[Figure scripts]
>>>>

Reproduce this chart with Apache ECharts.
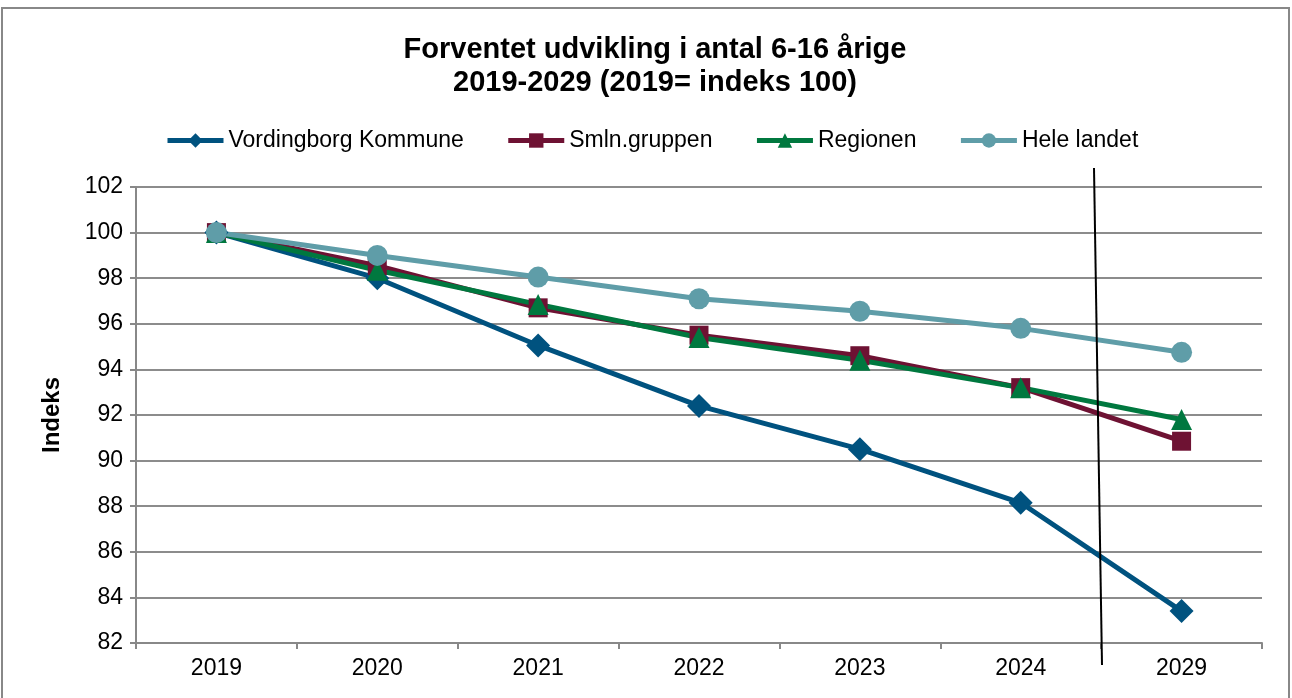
<!DOCTYPE html>
<html>
<head>
<meta charset="utf-8">
<script src="https://cdn.jsdelivr.net/npm/echarts@6/dist/echarts.min.js"></script>
<style>
  html, body { margin: 0; padding: 0; background: #fff; }
  #chart { width: 1292px; height: 698px; }
</style>
</head>
<body>
<div id="chart"></div>
<script>
// Data
const aar = ['2019', '2020', '2021', '2022', '2023', '2024', '2029'];
const vordingborg = [100, 98.0, 95.05, 92.4, 90.5, 88.15, 83.4];
const smlnGruppen = [100, 98.55, 96.7, 95.5, 94.6, 93.2, 90.85];
const regionen = [100, 98.35, 96.85, 95.4, 94.4, 93.2, 91.8];
const heleLandet = [100, 99.0, 98.05, 97.1, 96.55, 95.8, 94.75];
const yTicks = { min: 82, max: 102, interval: 2 };

const chart = echarts.init(document.getElementById('chart'));
const font = 'Liberation Sans, Arial, sans-serif';

function serie(navn, data, farve, symbol, size) {
    return {
        name: navn,
        type: 'line',
        data: data,
        symbol: symbol,
        symbolSize: size,
        lineStyle: { width: 5, color: farve },
        itemStyle: { color: farve },
        emphasis: { disabled: true }
    };
}

chart.setOption({
    animation: false,
    textStyle: { fontFamily: font },
    title: {
        text: 'Forventet udvikling i antal 6-16 årige\n2019-2029 (2019= indeks 100)',
        left: 650,
        textAlign: 'center',
        top: 28,
        textStyle: { fontSize: 29, fontWeight: 'bold', color: '#000', lineHeight: 33 }
    },
    legend: {
        top: 124,
        left: 160,
        itemWidth: 56,
        itemHeight: 18,
        itemGap: 42,
        lineStyle: { width: 5 },
        textStyle: { fontSize: 23, color: '#000' },
        data: ['Vordingborg Kommune', 'Smln.gruppen', 'Regionen', 'Hele landet']
    },
    grid: { left: 136, right: 30, top: 187, bottom: 55, containLabel: false },
    xAxis: {
        type: 'category',
        data: aar,
        boundaryGap: true,
        axisLine: { lineStyle: { color: '#888', width: 2 } },
        axisTick: { show: true, length: 6, lineStyle: { color: '#888', width: 2 } },
        axisLabel: { fontSize: 23, color: '#000', margin: 14 }
    },
    yAxis: {
        type: 'value',
        min: yTicks.min,
        max: yTicks.max,
        interval: yTicks.interval,
        name: 'Indeks',
        nameLocation: 'middle',
        nameGap: 72,
        nameTextStyle: { fontSize: 24, fontWeight: 'bold', color: '#000' },
        axisLine: { show: true, lineStyle: { color: '#888', width: 2 } },
        axisTick: { show: true, length: 6, lineStyle: { color: '#888', width: 2 } },
        axisLabel: { fontSize: 23, color: '#000', margin: 13 },
        splitLine: { lineStyle: { color: '#8c8c8c', width: 2 } }
    },
    series: [
        serie('Vordingborg Kommune', vordingborg, '#00527f', 'diamond', 24),
        serie('Smln.gruppen', smlnGruppen, '#6e1233', 'rect', 19),
        serie('Regionen', regionen, '#00783f', 'triangle', 21),
        serie('Hele landet', heleLandet, '#5f9da8', 'circle', 21)
    ],
    graphic: [
        {
            type: 'rect',
            shape: { x: 2, y: 8, width: 1287, height: 720 },
            style: { fill: 'none', stroke: '#888', lineWidth: 2 },
            silent: true
        },
        {
            type: 'line',
            shape: { x1: 1094, y1: 168, x2: 1102, y2: 665 },
            style: { stroke: '#000', lineWidth: 2 },
            z: 100,
            silent: true
        }
    ]
});

window.addEventListener('resize', () => chart.resize());
</script>
</body>
</html>
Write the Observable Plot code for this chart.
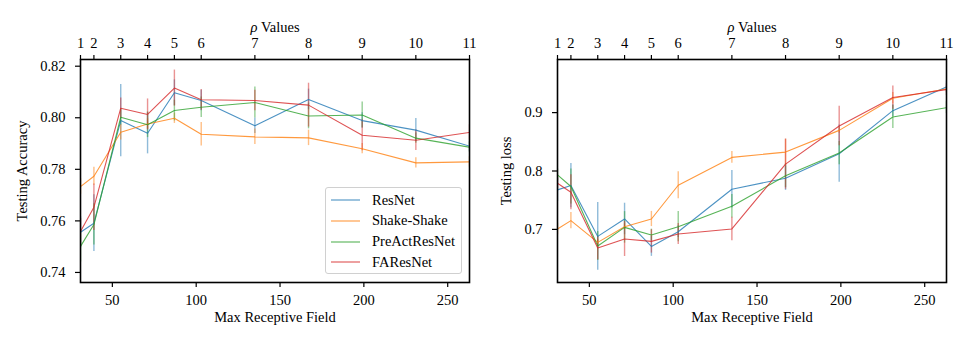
<!DOCTYPE html>
<html>
<head>
<meta charset="utf-8">
<script src="https://cdn.jsdelivr.net/npm/d3@7"></script>
<script src="https://cdn.jsdelivr.net/npm/@observablehq/plot@0.6"></script>
<style>
  body { margin: 0; background: #fff; }
  #wrap { position: relative; width: 969px; height: 345px; font-family: "Liberation Serif", "DejaVu Serif", serif; }
  .panel { position: absolute; top: 0; }
  .legend { position: absolute; left: 325px; top: 187px; width: 137px; height: 87px; box-sizing: border-box;
    border: 1px solid #d0d0d0; border-radius: 3px; background: rgba(255,255,255,0.85); font-size: 14.5px; }
  .legend .row { position: absolute; left: 0; height: 20px; display: flex; align-items: center; }
  .legend svg { margin-left: 5px; margin-right: 12px; }
</style>
</head>
<body>
<div id="wrap"></div>
<script>
// ---- data ----
const rf = [31, 39, 55, 71, 87, 103, 135, 167, 199, 231, 263];
const rho = [1, 2, 3, 4, 5, 6, 7, 8, 9, 10, 11];
const seriesNames = ["ResNet", "Shake-Shake", "PreActResNet", "FAResNet"];
const seriesColors = ["#1f77b4", "#ff7f0e", "#2ca02c", "#d62728"];

const accResNet    = [0.7556, 0.7591, 0.7989, 0.7940, 0.8097, 0.8067, 0.7969, 0.8071, 0.7989, 0.7952, 0.7890];
const accResNetErr = [0.006, 0.011, 0.014, 0.008, 0.005, 0.004, 0.003, 0.004, 0.003, 0.0045, 0.002];
const accShake     = [0.7733, 0.7773, 0.7944, 0.7976, 0.7998, 0.7936, 0.7926, 0.7922, 0.7880, 0.7825, 0.7829];
const accShakeErr  = [0.003, 0.0035, 0.003, 0.002, 0.002, 0.0046, 0.003, 0.003, 0.002, 0.002, 0.002];
const accPreAct    = [0.7501, 0.7586, 0.8002, 0.7973, 0.8028, 0.8041, 0.8059, 0.8007, 0.8011, 0.7921, 0.7886];
const accPreActErr = [0.006, 0.008, 0.003, 0.005, 0.004, 0.004, 0.006, 0.005, 0.005, 0.002, 0.002];
const accFA        = [0.7559, 0.7653, 0.8037, 0.8013, 0.8115, 0.8070, 0.8067, 0.8049, 0.7932, 0.7913, 0.7943];
const accFAErr     = [0.005, 0.009, 0.004, 0.006, 0.007, 0.004, 0.004, 0.0085, 0.006, 0.004, 0.003];

const lossResNet    = [0.7677, 0.7750, 0.6880, 0.7178, 0.6708, 0.6960, 0.7688, 0.7877, 0.8296, 0.9034, 0.9441];
const lossResNetErr = [0.020, 0.038, 0.058, 0.027, 0.017, 0.010, 0.032, 0.021, 0.049, 0.010, 0.010];
const lossShake     = [0.7007, 0.7150, 0.6777, 0.7046, 0.7178, 0.7756, 0.8233, 0.8324, 0.8696, 0.9246, 0.9407];
const lossShakeErr  = [0.010, 0.014, 0.005, 0.005, 0.013, 0.023, 0.010, 0.022, 0.005, 0.010, 0.005];
const lossPreAct    = [0.7935, 0.7734, 0.6715, 0.7034, 0.6904, 0.7046, 0.7396, 0.7918, 0.8307, 0.8926, 0.9086];
const lossPreActErr = [0.010, 0.030, 0.025, 0.027, 0.010, 0.026, 0.020, 0.020, 0.020, 0.020, 0.010];
const lossFA        = [0.7790, 0.7636, 0.6680, 0.6835, 0.6794, 0.6920, 0.7007, 0.8118, 0.8771, 0.9258, 0.9395];
const lossFAErr     = [0.010, 0.030, 0.020, 0.030, 0.020, 0.018, 0.020, 0.043, 0.034, 0.020, 0.010];

const accTicks = [0.74, 0.76, 0.78, 0.80, 0.82];
const lossTicks = [0.7, 0.8, 0.9];
const xTicks = [50, 100, 150, 200, 250];

function table(vals, errs) {
  const out = [];
  vals.forEach((v, s) => v.forEach((y, i) => out.push({series: seriesNames[s], rf: rf[i], y, err: errs[s][i]})));
  return out;
}
const accData = table([accResNet, accShake, accPreAct, accFA], [accResNetErr, accShakeErr, accPreActErr, accFAErr]);
const lossData = table([lossResNet, lossShake, lossPreAct, lossFA], [lossResNetErr, lossShakeErr, lossPreActErr, lossFAErr]);

function panel({data, width, marginLeft, marginRight, yDomain, yTicks, yFormat, yLabel}) {
  return Plot.plot({
    width, height: 345,
    marginTop: 59, marginBottom: 63, marginLeft, marginRight,
    style: {fontFamily: "Liberation Serif, DejaVu Serif, serif", fontSize: "14.5px", color: "black", background: "transparent"},
    x: {domain: [31, 263]},
    y: {domain: yDomain},
    color: {domain: seriesNames, range: seriesColors},
    marks: [
      Plot.ruleX(data, {x: "rf", y1: d => d.y - d.err, y2: d => d.y + d.err, stroke: "series", strokeOpacity: 0.5, strokeWidth: 1.4, clip: true}),
      Plot.line(data, {x: "rf", y: "y", z: "series", stroke: "series", strokeWidth: 1.1, strokeOpacity: 0.8, clip: true}),
      Plot.frame({stroke: "black", strokeWidth: 1.6}),
      Plot.axisX({anchor: "bottom", ticks: xTicks, tickSize: 5, tickPadding: 7, strokeWidth: 1.2, label: null}),
      Plot.axisX({anchor: "top", ticks: rf, tickFormat: d => String(rho[rf.indexOf(d)]), tickSize: 5, tickPadding: 7, strokeWidth: 1.2, label: null}),
      Plot.axisY({anchor: "left", ticks: yTicks, tickFormat: yFormat, tickSize: 5, tickPadding: 10, strokeWidth: 1.2, label: null}),
      Plot.text(["Max Receptive Field"], {frameAnchor: "bottom", dy: 39, text: d => d, fontSize: 14.5}),
      Plot.text(["ρ Values"], {frameAnchor: "top", dy: -38, text: d => d, fontSize: 14.5}),
      Plot.text([yLabel], {frameAnchor: "left", textAnchor: "middle", dx: -(marginLeft - 22), rotate: -90, text: d => d, fontSize: 14.5})
    ]
  });
}

const wrap = document.getElementById("wrap");
const left = panel({data: accData, width: 484, marginLeft: 80, marginRight: 15,
  yDomain: [0.7361, 0.8226], yTicks: accTicks, yFormat: d3.format(".2f"), yLabel: "Testing Accuracy"});
const right = panel({data: lossData, width: 485, marginLeft: 73, marginRight: 23,
  yDomain: [0.609, 0.991], yTicks: lossTicks, yFormat: d3.format(".1f"), yLabel: "Testing loss"});

for (const [node, x] of [[left, 0], [right, 484]]) {
  const div = document.createElement("div");
  div.className = "panel";
  div.style.left = x + "px";
  div.appendChild(node);
  wrap.appendChild(div);
  d3.select(node).selectAll("text").filter(function() { return this.textContent === "ρ Values"; })
    .each(function() {
      const t = d3.select(this);
      t.text(null);
      t.append("tspan").attr("font-style", "italic").text("ρ");
      t.append("tspan").text(" Values");
    });
}

// legend (inside left panel)
const legend = document.createElement("div");
legend.className = "legend";
seriesNames.forEach((name, i) => {
  const row = document.createElement("div");
  row.className = "row";
  row.style.top = (2 + i * 20.8) + "px";
  row.innerHTML = `<svg width="29" height="4"><line x1="0" x2="29" y1="2" y2="2" stroke="${seriesColors[i]}" stroke-width="1.1" stroke-opacity="0.8"/></svg><span>${name}</span>`;
  legend.appendChild(row);
});
wrap.appendChild(legend);
</script>
</body>
</html>
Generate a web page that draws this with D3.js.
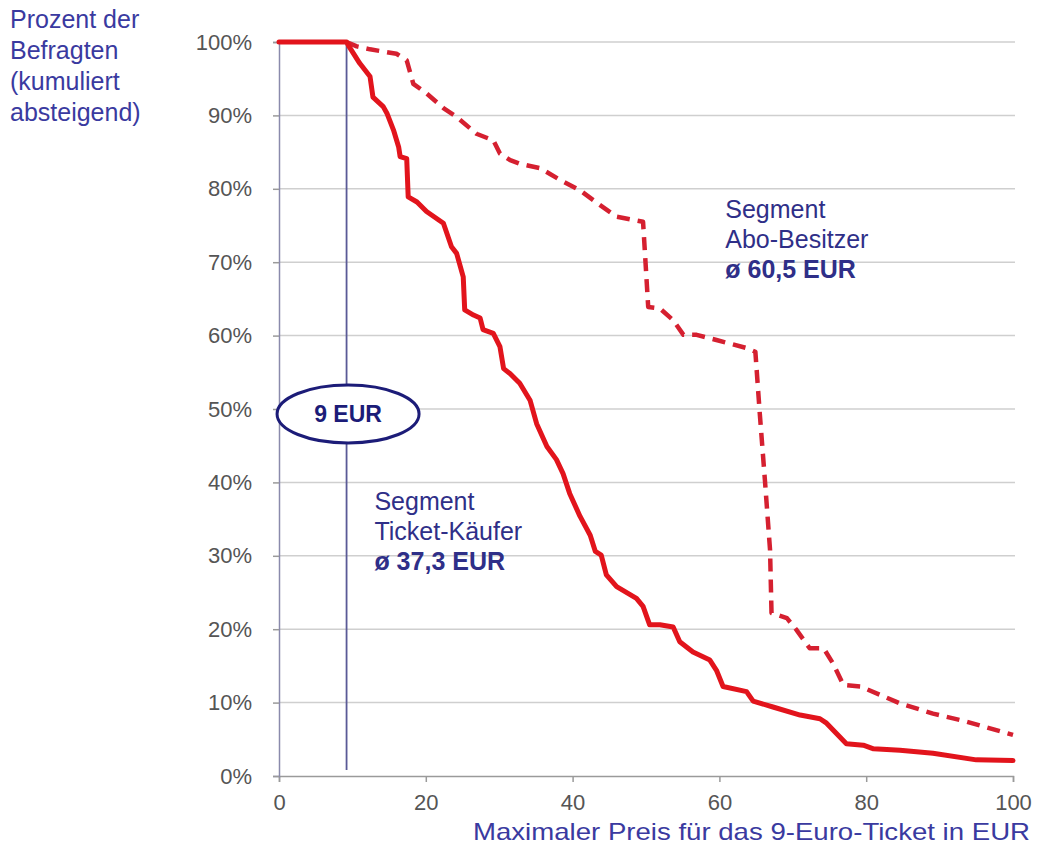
<!DOCTYPE html>
<html>
<head>
<meta charset="utf-8">
<script src="https://cdn.jsdelivr.net/npm/d3@7"></script>
<style>
  body { margin: 0; background: #fff; }
  text { font-family: "Liberation Sans", Arial, sans-serif; }
</style>
</head>
<body>
<script>
// Ticket-Käufer (solid line): price in EUR / share of respondents in %
var priceKaeufer = [0, 9.2, 9.6, 11.0, 12.4, 12.8, 14.2, 14.7, 15.6, 16.3, 16.5, 17.4, 17.6, 18.8, 20.1, 22.4, 23.5, 24.2, 25.1, 25.3, 26.5, 27.4, 27.8, 29.2, 30.1, 30.6, 31.5, 32.8, 34.2, 35.1, 36.5, 37.8, 38.7, 39.6, 41.0, 42.4, 43.1, 43.9, 44.6, 46.0, 48.7, 49.6, 50.5, 51.9, 53.7, 54.6, 56.4, 58.7, 59.6, 60.5, 63.7, 64.6, 67.3, 71.0, 73.7, 74.6, 77.3, 79.6, 81.0, 84.6, 89.1, 95.0, 100];
var pctKaeufer = [100, 100, 99.3, 97.1, 95.3, 92.5, 91.2, 90.3, 88.0, 85.7, 84.4, 84.1, 78.9, 78.2, 76.9, 75.3, 72.1, 71.2, 68.0, 63.5, 62.8, 62.4, 60.8, 60.3, 58.5, 55.5, 54.8, 53.5, 51.2, 48.0, 44.9, 43.1, 41.2, 38.5, 35.4, 32.8, 30.6, 30.1, 27.4, 25.8, 24.2, 23.1, 20.6, 20.6, 20.3, 18.3, 16.9, 15.8, 14.4, 12.2, 11.5, 10.2, 9.4, 8.3, 7.8, 7.2, 4.4, 4.2, 3.7, 3.5, 3.1, 2.2, 2.1];

// Abo-Besitzer (dashed line)
var priceAbo = [9.2, 10.6, 12.4, 16.0, 17.4, 18.3, 20.1, 22.4, 24.2, 26.9, 29.2, 30.1, 31.5, 32.8, 35.6, 38.3, 41.0, 43.7, 46.0, 49.6, 50.3, 51.9, 53.7, 55.1, 56.9, 59.6, 63.7, 64.9, 65.5, 66.2, 66.9, 67.1, 69.2, 70.5, 72.3, 74.2, 75.5, 76.9, 79.2, 84.6, 89.1, 93.7, 100];
var pctAbo = [100, 99.4, 99.0, 98.4, 97.5, 94.3, 93.0, 91.0, 89.8, 87.5, 86.6, 84.8, 83.9, 83.4, 82.8, 81.2, 79.8, 77.8, 76.2, 75.5, 63.9, 63.7, 62.1, 60.1, 60.1, 59.4, 58.3, 57.8, 49.4, 40.3, 30.8, 22.2, 21.5, 19.9, 17.4, 17.4, 15.3, 12.4, 12.2, 9.9, 8.5, 7.4, 5.6];

var xTicks = [0, 20, 40, 60, 80, 100];
var yTicks = [0, 10, 20, 30, 40, 50, 60, 70, 80, 90, 100];
var markerPrice = 9;
var yTitle = ["Prozent der", "Befragten", "(kumuliert", "absteigend)"];
var xTitle = "Maximaler Preis für das 9-Euro-Ticket in EUR";
var labelAbo = ["Segment", "Abo-Besitzer", "ø 60,5 EUR"];
var labelKaeufer = ["Segment", "Ticket-Käufer", "ø 37,3 EUR"];

(function(){
  const W = 1038, H = 852;
  const M = { top: 42, left: 279, right: 25, bottom: 76 };
  const w = W - M.left - M.right, h = H - M.top - M.bottom;
  const BLUE = "#2f2f88";

  var svg = d3.select("body").append("svg").attr("width", W).attr("height", H);
  var g = svg.append("g").attr("transform", "translate(" + M.left + "," + M.top + ")");

  var x = d3.scaleLinear().domain([0, 100]).range([0, w]);
  var y = d3.scaleLinear().domain([0, 100]).range([h, 0]);

  // grid lines
  g.selectAll("line.grid").data(yTicks.filter(function(d){ return d > 0; }))
    .enter().append("line").attr("class", "grid")
    .attr("x1", 0).attr("x2", w + 2)
    .attr("y1", function(d){ return y(d); }).attr("y2", function(d){ return y(d); })
    .attr("stroke", "#cfcfcf").attr("stroke-width", 1.5);

  // x axis
  var xa = g.append("g").attr("transform", "translate(0," + h + ")")
    .call(d3.axisBottom(x).tickValues(xTicks).tickSize(6).tickPadding(12));
  xa.select(".domain").attr("stroke", "#9a9a9a").attr("stroke-width", 1.5);
  xa.selectAll(".tick line").attr("stroke", "#9a9a9a").attr("stroke-width", 1.5);
  xa.selectAll(".tick text").attr("fill", "#555").style("font-size", "22px");

  // y axis
  var ya = g.append("g")
    .call(d3.axisLeft(y).tickValues(yTicks).tickSize(6).tickPadding(21)
      .tickFormat(function(d){ return d + "%"; }));
  ya.select(".domain").attr("stroke", "#8a8aac").attr("stroke-width", 1.5);
  ya.selectAll(".tick line").attr("stroke", "#9a9a9a").attr("stroke-width", 1.5);
  ya.selectAll(".tick text").attr("fill", "#555").style("font-size", "22px");

  // 9 EUR marker line
  g.append("line")
    .attr("x1", x(markerPrice) + 1.5).attr("x2", x(markerPrice) + 1.5)
    .attr("y1", y(100)).attr("y2", h - 6)
    .attr("stroke", "#5a5a96").attr("stroke-width", 1.8);

  var line = d3.line()
    .x(function(d){ return x(d[0]); })
    .y(function(d){ return y(d[1]); });

  // dashed: Abo-Besitzer
  g.append("path")
    .datum(d3.zip(priceAbo, pctAbo))
    .attr("d", line).attr("fill", "none")
    .attr("stroke", "#d52030").attr("stroke-width", 4.5)
    .attr("stroke-dasharray", "13,8")
    .attr("stroke-linejoin", "round");

  // solid: Ticket-Käufer
  g.append("path")
    .datum(d3.zip(priceKaeufer, pctKaeufer))
    .attr("d", line).attr("fill", "none")
    .attr("stroke", "#e2141c").attr("stroke-width", 5)
    .attr("stroke-linejoin", "round").attr("stroke-linecap", "round");

  // 9 EUR ellipse
  var ex = x(markerPrice) + 3, ey = y(50) + 5;
  g.append("ellipse").attr("cx", ex).attr("cy", ey).attr("rx", 71).attr("ry", 29)
    .attr("fill", "#fff").attr("stroke", "#1c1c78").attr("stroke-width", 3);
  g.append("text").attr("x", ex).attr("y", ey + 8).attr("text-anchor", "middle")
    .attr("fill", "#1c1c78").style("font-size", "23px").style("font-weight", "bold")
    .text(markerPrice + " EUR");

  // segment labels
  function segLabel(lines, px, py){
    var t = g.append("text").attr("fill", BLUE).style("font-size", "25px");
    lines.forEach(function(s, i){
      t.append("tspan").attr("x", px).attr("y", py + i * 30)
        .style("font-weight", i == 2 ? "bold" : "normal")
        .text(s);
    });
  }
  segLabel(labelAbo, x(60.8), y(76.0));
  segLabel(labelKaeufer, x(13.0), y(36.2));

  // axis titles
  var yt = svg.append("text").attr("fill", "#3a3aa0").style("font-size", "25px");
  yTitle.forEach(function(s, i){
    yt.append("tspan").attr("x", 10).attr("y", 28 + i * 31).text(s);
  });
  svg.append("text").attr("x", 473).attr("y", 840)
    .attr("textLength", 557).attr("lengthAdjust", "spacingAndGlyphs")
    .attr("fill", "#3a3aa0").style("font-size", "24px").text(xTitle);
})();
</script>
</body>
</html>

<<<<

Give back exactly the lines from the first line of the data through the line with "const font = 'Liberation", pictures excluded.

*Output of the exercise*:
Reproduce this chart with Apache ECharts.
<!DOCTYPE html>
<html>
<head>
<meta charset="utf-8">
<script src="https://cdn.jsdelivr.net/npm/echarts@6/dist/echarts.min.js"></script>
<style>
  html, body { margin: 0; padding: 0; background: #fff; }
  #chart { width: 1292px; height: 698px; }
</style>
</head>
<body>
<div id="chart"></div>
<script>
// Data
const aar = ['2019', '2020', '2021', '2022', '2023', '2024', '2029'];
const vordingborg = [100, 98.0, 95.05, 92.4, 90.5, 88.15, 83.4];
const smlnGruppen = [100, 98.55, 96.7, 95.5, 94.6, 93.2, 90.85];
const regionen = [100, 98.35, 96.85, 95.4, 94.4, 93.2, 91.8];
const heleLandet = [100, 99.0, 98.05, 97.1, 96.55, 95.8, 94.75];
const yTicks = { min: 82, max: 102, interval: 2 };

const chart = echarts.init(document.getElementById('chart'));
const font = 'Liberation Sans, Arial, sans-serif';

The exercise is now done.